The space information database 120 may include at least one memory for storing space information.

The space information database 120 stores the space information including image data of the target space. The ‘space information’ may include raw sensor data and various object models.

The automatic generation network module 130 may include a processor configured to receive the spatial schema as input, and automatically construct a digital space model corresponding to the spatial schema.

The automatic generation network module 130 may re-construct the target space based on the spatial schema and the space information stored in the space information database using a model trained to generate the digital space model.

The ‘automatic generation network module’ in the present specification may also be called an ‘automatic model generation network module’.

FIG. 3 is a figure explaining the configuration of the space information database illustrated in FIG. 1.

The space information database 120 may store information on various object models as well as the information of the target space as a subject of reconstruction.

The space information database 120 may include: an object model database 321 for storing various object models; an image information database 323 for storing the image information scanned through a sensor; a depth information database 325 for storing depth information acquired through a depth measuring sensor; and a depth-image associated information database 327 that stores information associated with the image information and depth information.

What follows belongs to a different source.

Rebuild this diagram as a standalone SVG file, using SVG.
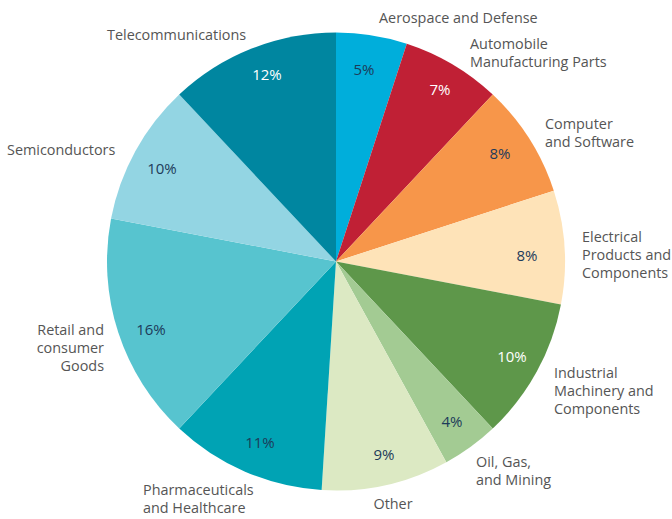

FIG. 4 is a figure explaining the configuration of a digital space model construction apparatus according to a second embodiment of the present invention, while FIG. 5 shows geometry information as an example of the space information in an exemplary target space. Further, FIG. 6 is a figure explaining an example of the geometry information on a structure in a real space, while FIG. 7 is a figure illustrating features of geometry information of an object.

Hereinafter, with reference to FIGS. 4 to 7, the second embodiment of the present invention will be described.

Referring to FIG. 4, the digital space model construction apparatus may include a spatial schema generation module 410, a space information database 420, an automatic generation network module 430 and a structure/object classifier 440.

The structure/object classifier 440 may include a processor configured to classify components of a target space into a structure and an object in raw sensor data of the target space and to generate structure information related to the structure and object information related to the object. A method for classification or separation of a structure and an object may be performed through various algorithms such as a method of extracting outer space feature information, disclosed in the prior art literature, that is, Korean Patent Laid-Open Publication No. 10-2016-0132153, or a density-based clustering method. Further, the structure/object classifier 440 may classify components of the target space into a structure and an object through a learned model or network, and then, generate structure information related to the structure and object information related to the object.

The ‘object’ means all portions except for the structure. For example, in the virtual space 210 or the space 220 existing in the real world illustrated in FIG. 2, the structure refers to the components constructed or installed in the space for the purpose of semi-permanent use.

The geometry regarding the structure in a target space may be abbreviated and expressed on the basis of physical features. At this time, the abbreviated expression of the structure has an amount of information considerably lower than a volume or area occupying in the target space.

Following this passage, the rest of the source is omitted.